July 15, 2010: A History of Julys

July 15th, 2010

As the broad markets are enjoying a very strong July thus far, we wanted to look at the history of July performance for the S&P 500. What we found is that July rallies are quite common but so are very sharp negative reversals.

We looked at performance from June closes to July closes, June closes to July highs, and July highs to July closes going back to 1990. Some of the findings were rather surprising and strongly argue for at least some measure of pull-back before the month is over.

·         In every year of the sample (twenty years), July highs were equal to or higher than June’s close.

·         Eleven of those twenty years saw July’s close below June’s close by an average of 2.57% with the largest negative reversal being 7.90% (2002)

·         In six of the past fourteen years, there has been at least a 5% pull-back from July’s high to July’s close. The largest of which was 8.33% (2002)

·         The average pull-back from July’s high to July close has been 2.85%.

·         Average July performance for the past twenty years is +0.32%. Currently, the index is +6.25% for the month.

·         July 2009’s performance was +7.41% which was the strongest July in the sample. Second strongest July was +6.80% (1997)

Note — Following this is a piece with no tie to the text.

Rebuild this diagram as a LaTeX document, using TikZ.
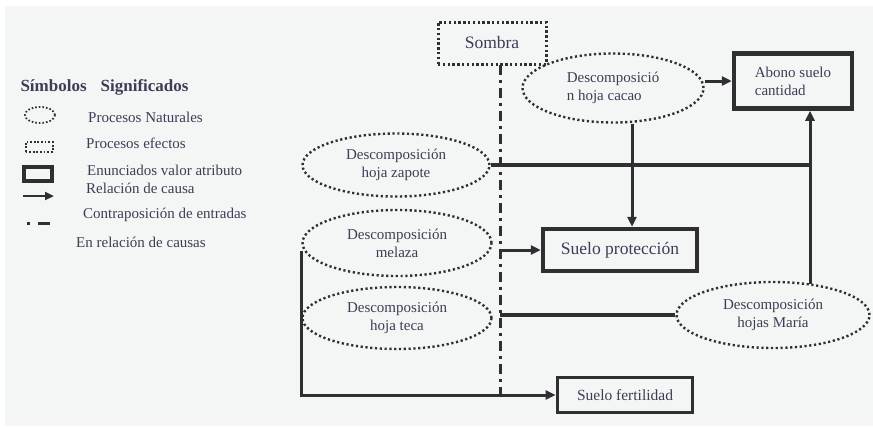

Based on July’s performance over the past twenty years, if the index was to match the strongest July (full month performance) in the sample, that would take the index to 1107. Further, if the index was to match the strongest move from June’s close to July’s high in the sample, that would take the index to 1117. We view those levels as key areas of resistance.

Conversely, if the index was to match the average performance for July over the past twenty years, (+0.32%), that translates into SPX 1033 (down -5.6% from its current level).